Sometimes you feel like a nut

Sometimes you feel like a nut February 25, 2019

I enjoy dark chocolate. I like almonds. I think dark chocolate and almonds, together, are delicious. I thus find the Mounds/Almond Joy dichotomy very frustrating.

If you’re not familiar with these confections, let me explain: Almond Joy’s got nuts. Mounds don’t.

That is one variable distinguishing between the two candies. If that were the only distinction between them, then just having these two options would be fine. Two candies: One with nuts, one without.

But this is not the only variable. (I don’t mean coconut, obviously. The coconut is a constant.) Almond Joy and Mounds also feature different kinds of chocolate. This is right there in the jingle:  “Almond Joy’s got real milk chocolate … Mounds got deep dark chocolate.”

This second variable suggests the possible existence of not just two, but four candies. More than that, it suggests the necessary existence of all four candies. These options would seem to be logical, mathematical requirements even if the candy-makers themselves stubbornly refuse to offer them or even to acknowledge their absence:

  1. Milk chocolate with almonds (Almond Joy).
  2. Milk chocolate without almonds.
  3. Dark chocolate with almonds.
  4. Dark chocolate without almonds (Mounds).

 

We can chart these two variables out into quadrants, providing a stark visual demonstration of the theoretical, logical imperative for the as-yet-non-existent dark-chocolate Almond Joy:

Big Candy is denying us half of the options it seems ought to be available. This is annoying for those of us who prefer both almonds and dark chocolate. (I suppose it’s also frustrating for those who prefer milk chocolate without almonds, if there even are such people.)

Since taking over the brand from PeterPaul, Hershey has experimented with special-edition variants of Almond Joy. They’ve rolled out piña colada-and passion fruit-flavored versions and some kind of White Chocolate Key Lime monstrosity that I don’t even want to think about.

But the simplest, most obvious variant — Almond Joy with the same dark chocolate they’re already using for Mounds — is still being withheld from us.

I remain hopeful that someday Hershey will correct this oversight. Until then, those of us longing for dark chocolate with almonds are in a precarious spot. We’ve vested all of our hope in something that exists only in theory — a quadrant or category that elegant mathematical logic insists ought to exist, but that cannot be found as of yet here in reality.

I’m accustomed to that situation.
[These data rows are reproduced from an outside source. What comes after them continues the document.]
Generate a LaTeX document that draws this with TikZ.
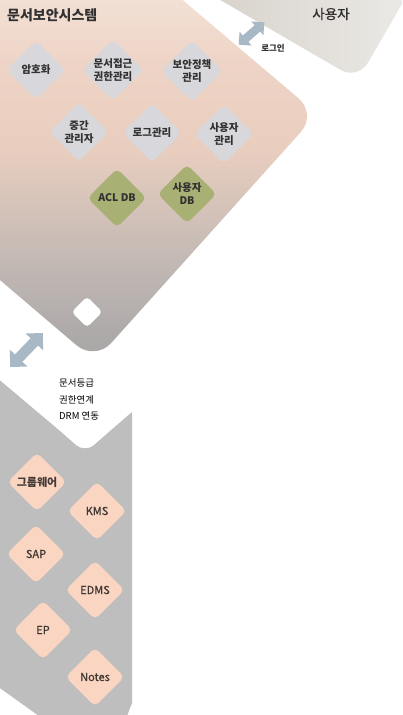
\documentclass[tikz,border=0pt]{standalone}
\usepackage{fontspec}
\setmainfont{Noto Sans CJK KR}
\newfontfamily\krmed{Noto Sans CJK KR}[FakeBold=0.9]
\usetikzlibrary{shapes.geometric,shapes.arrows}
\definecolor{userl}{RGB}{205,198,188}
\definecolor{userr}{RGB}{240,239,237}
\definecolor{botgray}{RGB}{190,190,190}
\definecolor{graydia}{RGB}{216,216,220}
\definecolor{greendia}{RGB}{168,176,116}
\definecolor{peachdia}{RGB}{250,214,194}
\definecolor{arrowc}{RGB}{168,184,196}
\definecolor{txtdark}{RGB}{50,48,48}
\definecolor{txtbrown}{RGB}{64,56,52}
\pgfdeclareverticalshading{bigshade}{100bp}{%
  color(0bp)=(rgb,255:red,168;green,166;blue,166);
  color(25bp)=(rgb,255:red,168;green,166;blue,166);
  color(28bp)=(rgb,255:red,174;green,170;blue,170);
  color(35.5bp)=(rgb,255:red,195;green,185;blue,180);
  color(41.7bp)=(rgb,255:red,215;green,196;blue,186);
  color(47bp)=(rgb,255:red,233;green,206;blue,191);
  color(56bp)=(rgb,255:red,238;green,212;blue,198);
  color(62.4bp)=(rgb,255:red,242;green,224;blue,212);
  color(75bp)=(rgb,255:red,246;green,232;blue,222);
  color(100bp)=(rgb,255:red,246;green,232;blue,222)}
\begin{document}
\begin{tikzpicture}[x=1pt,y=-1pt,
  dia/.style={diamond, aspect=1, minimum size=59pt, inner sep=0pt, rounded corners=5pt, align=center, text=txtdark, font=\fontsize{10.5}{13}\selectfont\bfseries},
  graybox/.style={dia, fill=graydia},
  greenbox/.style={dia, fill=greendia},
  peachbox/.style={dia, fill=peachdia, text=txtbrown, font=\fontsize{11}{13}\selectfont\krmed},
  whitebox/.style={diamond, aspect=1, minimum size=31pt, inner sep=0pt, rounded corners=4pt, fill=white},
  dblarrow/.style={double arrow, fill=arrowc, inner xsep=0pt, inner ysep=4pt, double arrow head extend=5pt}
]
\useasboundingbox (0,0) rectangle (402,715);
\fill[white] (0,0) rectangle (402,715);
\begin{scope}
\clip (0,0) rectangle (402,715);
% user shape
\shade[left color=userl, right color=userr, rounded corners=20pt]
  (358,80) -- (98,-71) -- (199,-244) -- (458,-93) -- cycle;
% big system shape
\shade[shading=bigshade, rounded corners=24pt]
  (40,-121) -- (317,114) -- (95,361) -- (-182,125) -- cycle;
% bottom gray shape
\fill[botgray] (-10,372) -- (60,431) [rounded corners=12pt] -- (85,453) -- (110,431) [sharp corners]
  -- (132,412) -- (132,703) -- (127,716) -- (39,716) -- (-10,681) -- cycle;
\end{scope}

% titles
\node[anchor=west, text=txtdark, font=\fontsize{14}{16}\selectfont\bfseries, inner sep=0pt] (title) at (7,15) {문서보안시스템};
\node[text=txtdark, font=\fontsize{13.5}{16}\selectfont\krmed, inner sep=0pt] (user) at (331,14) {사용자};
\node[text=txtdark, font=\fontsize{8.5}{10}\selectfont\bfseries, inner sep=0pt] (login) at (273,48) {로그인};

% arrows
\node[dblarrow, minimum height=34pt, rotate=41] (a1) at (251.5,33.5) {};
\node[dblarrow, minimum height=47pt, inner ysep=5pt, double arrow head extend=7pt, rotate=46] (a2) at (26.5,350) {};

% system modules
\node[graybox] (d1) at (36,70) {암호화};
\node[graybox] (d2) at (113,70) {문서접근\\권한관리};
\node[graybox] (d3) at (192,71) {보안정책\\관리};
\node[graybox] (d4) at (79,132) {중간\\관리자};
\node[graybox] (d5) at (152,133) {로그관리};
\node[graybox] (d6) at (224,134) {사용자\\관리};
\node[greenbox] (d7) at (117,198) {ACL DB};
\node[greenbox] (d8) at (187,194) {사용자\\DB};
\node[whitebox] (wd) at (87,312) {};

% link text
\node[anchor=west, align=left, text=black, font=\fontsize{9.5}{16.5}\selectfont, inner sep=0pt] (link) at (59,399.5) {문서등급\\권한연계\\DRM 연동};

% external systems
\node[peachbox, font=\fontsize{11}{13}\selectfont\bfseries] (e1) at (37,482) {그룹웨어};
\node[peachbox] (e2) at (97,511) {KMS};
\node[peachbox] (e3) at (36,554) {SAP};
\node[peachbox] (e4) at (95,590) {EDMS};
\node[peachbox] (e5) at (43,630) {EP};
\node[peachbox] (e6) at (95,677) {Notes};
\end{tikzpicture}
\end{document}
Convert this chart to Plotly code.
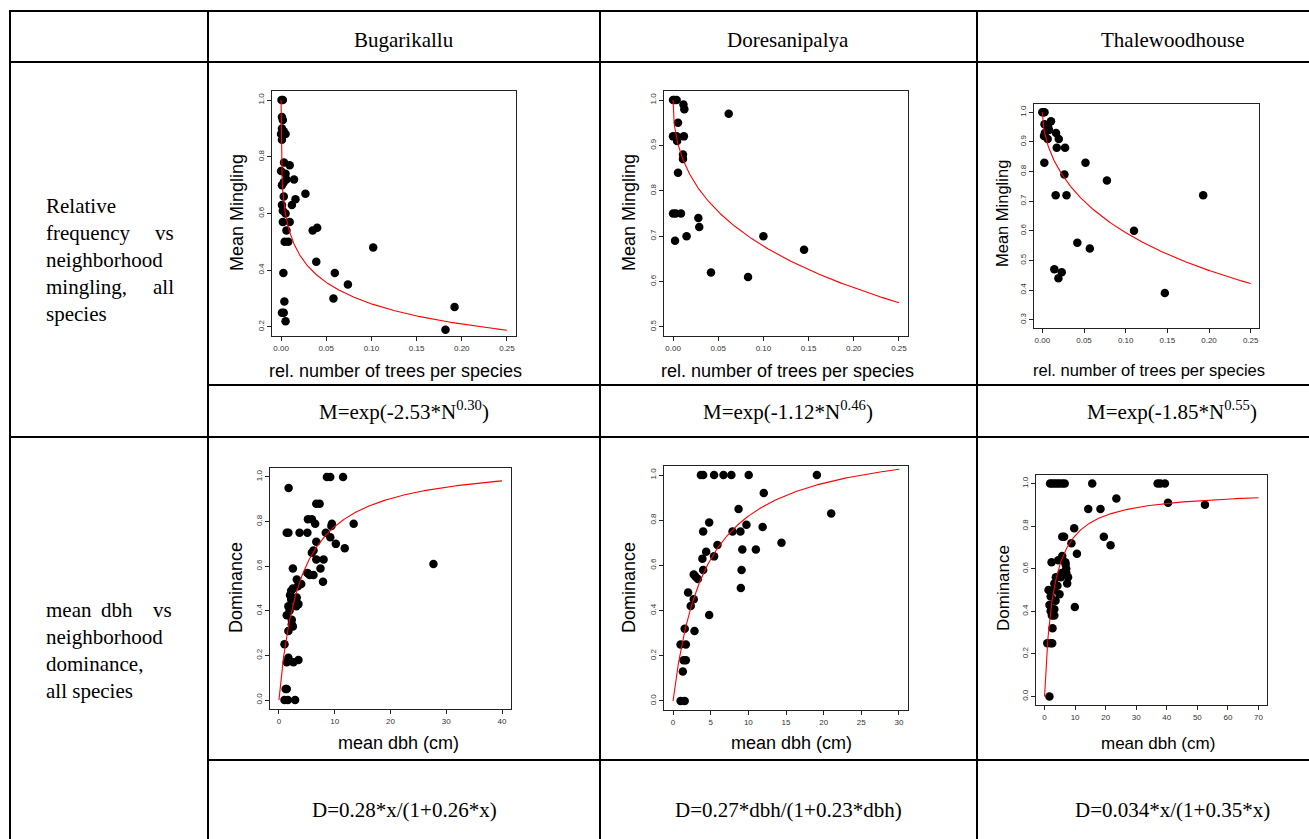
import numpy as np
import plotly.graph_objects as go

W, H = 1309, 839

sites = ["Bugarikallu", "Doresanipalya", "Thalewoodhouse"]

# ---- Mingling vs relative number of trees per species ----
bug_m_x = [0.0005, 0.002, 0.001, 0.002, 0.001, 0.003, 0.005, 0.0, 0.001, 0.0033, 0.0096,
           0.0, 0.005, 0.006, 0.0144, 0.001, 0.003, 0.027, 0.003, 0.016, 0.012, 0.001,
           0.002, 0.005, 0.002, 0.0096, 0.035, 0.04, 0.006, 0.004, 0.008, 0.102, 0.039,
           0.0026, 0.0595, 0.074, 0.058, 0.0037, 0.192, 0.001, 0.003, 0.005, 0.182]
bug_m_y = [1.0, 1.0, 0.94, 0.93, 0.90, 0.89, 0.88, 0.88, 0.86, 0.78, 0.77,
           0.75, 0.74, 0.72, 0.72, 0.70, 0.71, 0.67, 0.66, 0.65, 0.63, 0.63,
           0.61, 0.60, 0.57, 0.57, 0.54, 0.55, 0.54, 0.50, 0.50, 0.48, 0.43,
           0.39, 0.39, 0.35, 0.30, 0.29, 0.27, 0.25, 0.25, 0.22, 0.19]

dor_m_x = [0.0, 0.004, 0.0015, 0.0115, 0.0125, 0.0616, 0.0055, 0.0, 0.004, 0.012, 0.0045,
           0.011, 0.011, 0.0055, 0.0, 0.003, 0.0088, 0.028, 0.029, 0.015, 0.1, 0.0022,
           0.145, 0.042, 0.083]
dor_m_y = [1.0, 1.0, 1.0, 0.99, 0.98, 0.97, 0.95, 0.92, 0.92, 0.92, 0.91,
           0.88, 0.87, 0.84, 0.75, 0.75, 0.75, 0.74, 0.72, 0.70, 0.70, 0.69,
           0.67, 0.62, 0.61]

tha_m_x = [0.0, 0.0012, 0.0026, 0.0026, 0.0104, 0.007, 0.008, 0.003, 0.002, 0.0165, 0.0197,
           0.0064, 0.0173, 0.0273, 0.0024, 0.0518, 0.0265, 0.0775, 0.016, 0.029, 0.193,
           0.11, 0.042, 0.057, 0.0144, 0.0233, 0.0193, 0.147]
tha_m_y = [1.0, 1.0, 1.0, 0.96, 0.97, 0.95, 0.94, 0.93, 0.92, 0.93, 0.91,
           0.91, 0.88, 0.88, 0.83, 0.83, 0.79, 0.77, 0.72, 0.72, 0.72,
           0.60, 0.56, 0.54, 0.47, 0.46, 0.44, 0.39]

# fitted M = exp(-a * N^b)
ming_a = [2.53, 1.12, 1.85]
ming_b = [0.30, 0.46, 0.55]

# ---- Dominance vs mean dbh ----
bug_d_x = [1.74, 8.6, 9.2, 11.5, 5.2, 5.9, 6.7, 7.3, 13.4, 6.5, 9.5, 9.4, 1.4, 1.7, 3.7, 5.1,
           8.4, 9.2, 10.2, 6.7, 11.8, 6.2, 5.9, 6.7, 8.0, 27.7, 2.5, 7.45, 5.1, 5.5, 6.2,
           7.9, 3.2, 4.0, 3.4, 2.5, 2.2, 2.0, 3.2, 2.2, 1.7, 3.5, 3.1, 1.4, 1.9, 2.3, 2.3,
           2.5, 1.7, 1.0, 1.7, 1.4, 2.6, 3.5, 1.2, 1.4, 1.0, 1.6, 2.9]
bug_d_y = [0.95, 1.0, 1.0, 1.0, 0.81, 0.81, 0.88, 0.88, 0.79, 0.79, 0.79, 0.78, 0.75, 0.75, 0.75, 0.75,
           0.75, 0.73, 0.70, 0.71, 0.68, 0.67, 0.66, 0.63, 0.63, 0.61, 0.59, 0.59, 0.57, 0.56, 0.56,
           0.53, 0.54, 0.52, 0.51, 0.50, 0.49, 0.47, 0.46, 0.45, 0.42, 0.43, 0.42, 0.38, 0.40, 0.36, 0.34,
           0.33, 0.31, 0.25, 0.19, 0.17, 0.17, 0.18, 0.05, 0.05, 0.0, 0.0, 0.0]

dor_d_x = [3.7, 4.0, 5.45, 6.7, 7.75, 10.05, 19.1, 12.05, 8.7, 21.0, 4.8, 9.75, 11.9, 4.0, 7.9,
           8.95, 14.4, 5.9, 9.2, 11.0, 4.4, 5.45, 3.9, 4.0, 9.1, 2.75, 3.0, 3.3, 9.0, 2.0,
           2.75, 2.35, 4.8, 1.55, 2.85, 1.0, 1.7, 1.4, 1.7, 1.3, 1.0, 1.55]
dor_d_y = [1.0, 1.0, 1.0, 1.0, 1.0, 1.0, 1.0, 0.92, 0.85, 0.83, 0.79, 0.78, 0.77, 0.75, 0.75,
           0.75, 0.70, 0.69, 0.67, 0.67, 0.66, 0.64, 0.63, 0.58, 0.58, 0.56, 0.55, 0.54, 0.50, 0.48,
           0.45, 0.42, 0.38, 0.32, 0.31, 0.25, 0.25, 0.18, 0.18, 0.13, 0.0, 0.0]

tha_d_x = [1.6, 0.9, 2.0, 2.5, 2.6, 2.0, 2.4, 3.2, 3.2, 1.6, 3.6, 2.0, 1.3, 3.0, 4.9, 3.2,
           4.2, 3.7, 5.3, 7.4, 7.7, 5.6, 7.1, 2.3, 4.5, 5.8, 6.8, 6.9, 7.1, 10.6, 9.9, 5.8,
           6.4, 8.8, 9.7, 19.4, 21.6, 14.3, 18.3, 23.5, 40.4, 52.5, 1.8, 2.5, 3.3, 4.1,
           4.9, 5.8, 6.6, 15.6, 37.0, 37.9, 39.4]
tha_d_y = [0.0, 0.25, 0.25, 0.25, 0.32, 0.40, 0.38, 0.38, 0.41, 0.43, 0.45, 0.47, 0.50, 0.50, 0.48, 0.53,
           0.52, 0.56, 0.56, 0.53, 0.56, 0.58, 0.58, 0.63, 0.64, 0.66, 0.63, 0.62, 0.60, 0.67, 0.42, 0.75,
           0.75, 0.72, 0.79, 0.75, 0.71, 0.88, 0.88, 0.93, 0.91, 0.90, 1.0, 1.0, 1.0, 1.0,
           1.0, 1.0, 1.0, 1.0, 1.0, 1.0, 1.0]

# fitted D = a*x / (1 + b*x)
dom_a = [0.28, 0.27, 0.34]
dom_b = [0.26, 0.23, 0.35]
dom_xmax = [40, 30, 70]

ming_formulas = ["M=exp(-2.53*N<sup>0.30</sup>)", "M=exp(-1.12*N<sup>0.46</sup>)",
                 "M=exp(-1.85*N<sup>0.55</sup>)"]
dom_formulas = ["D=0.28*x/(1+0.26*x)", "D=0.27*dbh/(1+0.23*dbh)", "D=0.034*x/(1+0.35*x)"]

row1_words = [("Relative", None), ("frequency", "vs"), ("neighborhood", None),
              ("mingling,", "all"), ("species", None)]
row2_lines = [["mean", "dbh", "vs"], ["neighborhood"], ["dominance,"], ["all species"]]


def fx(p):
    return p / W


def fy(p):
    return 1 - p / H


fig = go.Figure()

# panel geometry (pixels: left, right, top, bottom)
boxes = [
    (272, 516, 91, 336), (664, 908, 91, 336), (1034, 1259, 104, 328),
    (270, 511, 468, 709), (664, 908, 466, 710), (1036, 1267, 475, 705),
]
xranges = [[-0.01, 0.26]] * 3 + [[-1.6, 41.6], [-1.2, 31.2], [-2.8, 72.8]]
yranges = [[0.168, 1.032], [0.48, 1.02], [0.272, 1.028],
           [-0.04, 1.04], [-0.04, 1.04], [-0.04, 1.04]]
xticks = [[0, 0.05, 0.10, 0.15, 0.20, 0.25]] * 3 + [
    [0, 10, 20, 30, 40], [0, 5, 10, 15, 20, 25, 30], [0, 10, 20, 30, 40, 50, 60, 70]]
yticks = [[0.2, 0.4, 0.6, 0.8, 1.0], [0.5, 0.6, 0.7, 0.8, 0.9, 1.0],
          [0.3, 0.4, 0.5, 0.6, 0.7, 0.8, 0.9, 1.0]] + [[0, 0.2, 0.4, 0.6, 0.8, 1.0]] * 3
xfmt = [".2f"] * 3 + ["d"] * 3

scatter_data = [(bug_m_x, bug_m_y), (dor_m_x, dor_m_y), (tha_m_x, tha_m_y),
                (bug_d_x, bug_d_y), (dor_d_x, dor_d_y), (tha_d_x, tha_d_y)]

for i in range(6):
    ax = "" if i == 0 else str(i + 1)
    xs, ys = scatter_data[i]
    if i < 3:
        cx = np.linspace(0.0, 0.25, 400)
        cy = np.exp(-ming_a[i] * cx ** ming_b[i])
    else:
        j = i - 3
        cx = np.linspace(0.0, dom_xmax[j], 400)
        cy = dom_a[j] * cx / (1 + dom_b[j] * cx)
    fig.add_trace(go.Scatter(x=xs, y=ys, mode="markers", xaxis="x" + ax, yaxis="y" + ax,
                             marker=dict(color="black", size=8.5, line=dict(width=0)),
                             showlegend=False, hoverinfo="skip"))
    fig.add_trace(go.Scatter(x=cx, y=cy, mode="lines", xaxis="x" + ax, yaxis="y" + ax,
                             line=dict(color="red", width=1.1), showlegend=False,
                             hoverinfo="skip"))
    l, r, t, b = boxes[i]
    common = dict(showgrid=False, zeroline=False, showline=True, mirror=True,
                  linecolor="#222", linewidth=1, ticks="outside", ticklen=4,
                  tickcolor="#222", tickwidth=1,
                  tickfont=dict(family="Liberation Sans, Arial", size=8, color="#333"))
    fig.layout["xaxis" + ax] = dict(domain=[fx(l), fx(r)], range=xranges[i],
                                    anchor="y" + ax, tickvals=xticks[i],
                                    tickformat=xfmt[i], **common)
    fig.layout["yaxis" + ax] = dict(domain=[fy(b), fy(t)], range=yranges[i],
                                    anchor="x" + ax, tickvals=yticks[i],
                                    tickformat=".1f", tickangle=-90, **common)

annotations = []


def add_text(text, x, y, size, family="Liberation Serif", xanchor="center", angle=0,
             color="black"):
    annotations.append(dict(text=text, x=fx(x), y=fy(y), xref="paper", yref="paper",
                            showarrow=False, xanchor=xanchor, yanchor="middle",
                            textangle=angle,
                            font=dict(family=family, size=size, color=color)))


# headers
for name, cx in zip(sites, [404, 788, 1172]):
    add_text(name, cx, 40, 21)
# formulas
for f, cx in zip(ming_formulas, [404, 788, 1172]):
    add_text(f, cx, 411, 21)
for f, cx in zip(dom_formulas, [404, 788, 1172]):
    add_text(f, cx, 810, 21)

# first column text (justified)
for k, (lw, rw) in enumerate(row1_words):
    y = 206 + 27 * k
    add_text(lw, 44, y, 21, xanchor="left")
    if rw:
        add_text(rw, 176, y, 21, xanchor="right")
for k, words in enumerate(row2_lines):
    y = 610 + 27 * k
    if len(words) == 3:
        add_text(words[0], 44, y, 21, xanchor="left")
        add_text(words[1], 117, y, 21)
        add_text(words[2], 174, y, 21, xanchor="right")
    else:
        add_text(words[0], 44, y, 21, xanchor="left")

# axis titles
sans = "Liberation Sans, Arial"
xt = [("rel. number of trees per species", 395, 371, 18),
      ("rel. number of trees per species", 787, 371, 18),
      ("rel. number of trees per species", 1149, 370, 16.5),
      ("mean dbh (cm)", 398, 743, 18),
      ("mean dbh (cm)", 791, 743, 18),
      ("mean dbh (cm)", 1158, 743, 17)]
yt = [("Mean Mingling", 237, 213, 18), ("Mean Mingling", 629, 213, 18),
      ("Mean Mingling", 1002, 214, 16.5), ("Dominance", 236, 588, 18),
      ("Dominance", 629, 588, 18), ("Dominance", 1003, 588, 17)]
for txt, x, y, s in xt:
    add_text(txt, x, y, s, family=sans)
for txt, x, y, s in yt:
    add_text(txt, x, y, s, family=sans, angle=-90)

# table lines
shapes = []


def hline(y, x0, x1):
    shapes.append(dict(type="line", xref="paper", yref="paper", x0=fx(x0), x1=fx(x1),
                       y0=fy(y), y1=fy(y), line=dict(color="black", width=2)))


def vline(x, y0, y1):
    shapes.append(dict(type="line", xref="paper", yref="paper", x0=fx(x), x1=fx(x),
                       y0=fy(y0), y1=fy(y1), line=dict(color="black", width=2)))


hline(11, 9, 1309)
hline(62, 9, 1309)
hline(385, 208, 1309)
hline(437, 9, 1309)
hline(760, 208, 1309)
for x in [10, 208, 600, 977]:
    vline(x, 10, 839)

fig.update_layout(width=W, height=H, margin=dict(l=0, r=0, t=0, b=0),
                  paper_bgcolor="white", plot_bgcolor="white",
                  annotations=annotations, shapes=shapes, showlegend=False)

fig.write_html("out.html", config={"displayModeBar": False})

# remove the browser's default page margin so the figure sits at the window origin
with open("out.html", "r", encoding="utf-8") as fh:
    html = fh.read()
html = html.replace("<head>", "<head><style>html,body{margin:0;padding:0;overflow:hidden;}</style>", 1)
with open("out.html", "w", encoding="utf-8") as fh:
    fh.write(html)
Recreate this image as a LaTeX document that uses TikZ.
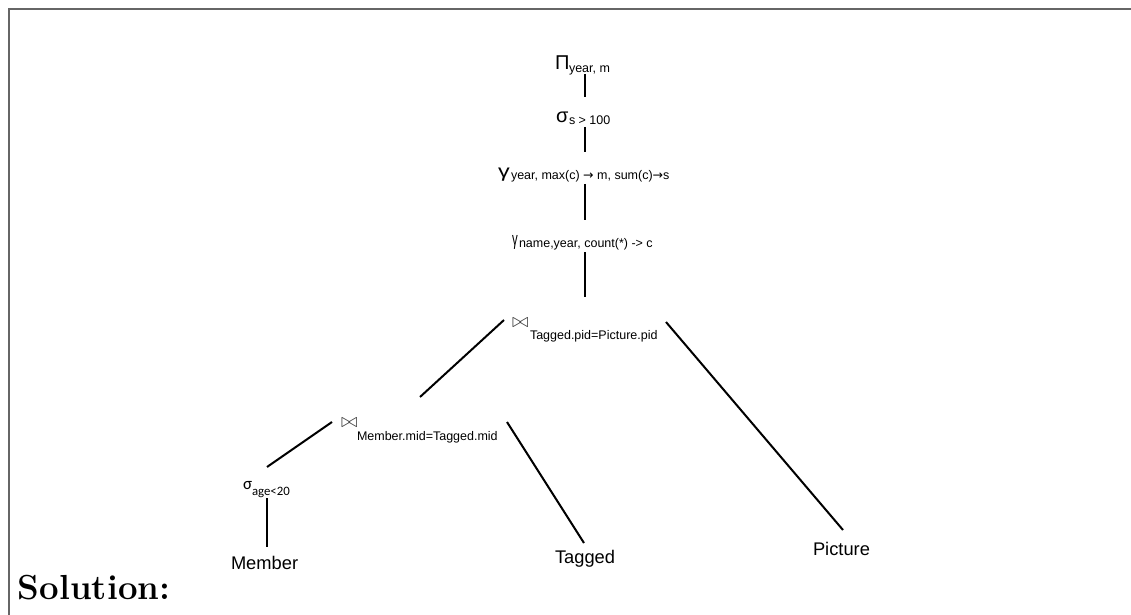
\documentclass[tikz,border=0pt]{standalone}
\usepackage{fontspec}
\newfontfamily\arialf{Liberation Sans}
\newfontfamily\calibf{Carlito}
\newfontfamily\djvf{DejaVu Sans}
\usepackage{graphicx}
\newcommand{\myarrow}{{\djvf →}}
\tikzset{
  lbl/.style={anchor=base west, inner sep=0pt, outer sep=0pt},
  opglyph/.style={lbl, font=\arialf\fontsize{10}{12}\selectfont},
  subtxt/.style={lbl, font=\arialf\fontsize{6.25}{7.5}\selectfont},
  jointxt/.style={lbl, font=\fontsize{9.6}{11}\selectfont, text=black!75},
  leaf/.style={lbl, font=\arialf\fontsize{9.15}{11}\selectfont},
  edge/.style={line width=1pt, black},
  frameline/.style={line width=0.8pt, black!60}
}
\begin{document}
\begin{tikzpicture}[x=0.5pt,y=-0.5pt]
\useasboundingbox (0,0) rectangle (1131,615);
% frame
\coordinate (fa) at (9,615);
\coordinate (fb) at (9,9);
\coordinate (fc) at (1131,9);
\draw[frameline] (fa) -- (fb) -- (fc);

% labels
\node[opglyph] (pi) at (555,70) {Π};
\node[subtxt] (pis) at (569,73) {year, m};

\node[opglyph] (sel) at (556,123) {σ};
\node[subtxt] (sels) at (569,125) {s > 100};

\node[lbl, font=\arialf\fontsize{9}{11}\selectfont] (gra) at (498,177) {\scalebox{1.3}[1]{γ}};
\node[subtxt] (gras) at (511,180) {year, max(c) \myarrow{} m, sum(c)\myarrow s};

\node[lbl, font=\arialf\fontsize{9.5}{11}\selectfont] (grb) at (512,245) {\scalebox{0.6}[1]{γ}};
\node[subtxt] (grbs) at (519,248) {name,year, count(*) -> c};

\node[jointxt] (ja) at (512,327) {$\bowtie$};
\node[subtxt] (jas) at (530,339) {Tagged.pid=Picture.pid};

\node[jointxt] (jb) at (341,427) {$\bowtie$};
\node[subtxt] (jbs) at (357,440) {Member.mid=Tagged.mid};

\node[lbl, font=\calibf\fontsize{8.5}{10}\selectfont] (sa) at (243,489) {σ};
\node[lbl, font=\calibf\fontsize{6.4}{8}\selectfont] (sas) at (252,495) {age<20};

\node[leaf] (member) at (231,569) {Member};
\node[leaf] (tagged) at (555,563) {Tagged};
\node[leaf] (picture) at (813,555) {Picture};

\node[lbl, font=\fontsize{17.4}{21}\selectfont\bfseries] (solution) at (18,599) {Solution:};

% connector end points
\coordinate (pi-b) at (585,74);
\coordinate (sel-t) at (585,97);
\coordinate (sel-b) at (585,127);
\coordinate (gra-t) at (585,152);
\coordinate (gra-b) at (585,184);
\coordinate (grb-t) at (585,220);
\coordinate (grb-b) at (585,252);
\coordinate (ja-t) at (585,297);
\coordinate (ja-l) at (504,320);
\coordinate (jb-t) at (420,397);
\coordinate (ja-r) at (666,322);
\coordinate (picture-t) at (843,530);
\coordinate (jb-l) at (332,422);
\coordinate (sa-t) at (267,467);
\coordinate (jb-r) at (507,422);
\coordinate (tagged-t) at (584,543);
\coordinate (sa-b) at (267,498);
\coordinate (member-t) at (267,547);

\draw[edge] (pi-b) -- (sel-t);
\draw[edge] (sel-b) -- (gra-t);
\draw[edge] (gra-b) -- (grb-t);
\draw[edge] (grb-b) -- (ja-t);
\draw[edge] (ja-l) -- (jb-t);
\draw[edge] (ja-r) -- (picture-t);
\draw[edge] (jb-l) -- (sa-t);
\draw[edge] (jb-r) -- (tagged-t);
\draw[edge] (sa-b) -- (member-t);
\end{tikzpicture}
\end{document}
Because of Matthew 25.

That passage is where we find the infamous parable of the “Sheep and the Goats” — the story in which Jesus finally gives us a straight answer to the question “What must I do to be saved?” and the stark, unambiguous reality of it is so unsettling that we’ve spent thousands of years now trying to weasel our way around it somehow.

The story is a soteriological nightmare — a textbook case of heretical Pelagianism proclaiming that salvation hinges on deeds and works. (Worse than that, even, because like many of Jesus’ sayings and stories it seems to teach, rather, that salvation for rich people hinges on deeds and works, while salvation for the poor is simply a given.)

That’s all horrifying enough to our ideas of orthodox soteriology that we tend not to notice another strange aspect of this story. Its distinction between sheep and goats involves two variables — just like the Almond Joy/Mounds distinction above. The first, most important distinction is that the blessed “sheep” feed the hungry while the accursed “goats” do not. But something else distinguishes them: the “goats” all seem to recognize Jesus in this story, but not one of the “sheep” has any idea who this guy is.

Again, the second variable suggests that there ought to be four possibilities:

  1. Those who know Jesus but do not feed the hungry.
  2. Those who do not know Jesus but do feed the hungry.
  3. Those who know Jesus and feed the hungry.
  4. Those who do not know Jesus and do not feed the hungry.

But the story itself doesn’t include the last two categories. I’ve previously charted this out in quadrants, similar to our chocolate conundrum above:

This is a bit worrisome for those of us who regard ourselves as “Christians” — as people who look to Jesus and say, “Lord, Lord.” The story was troubling enough, because most of us “Christians” maybe probably have reason to suspect we’re not doing nearly enough of the feeding the hungry, caring for the sick, sheltering the homeless stuff it tells us is the basis for our potential salvation.

But then we realize that we can’t find ourselves in this story at all. We’re the milk-chocolate Mounds bars of this story, existing in theory but not actually present.

That suggests something about how we ought to think about salvation, and about evangelism. But, again, that’s not my main point here.

My main point here, rather, is that there really ought to be a dark-chocolate version of Almond Joy.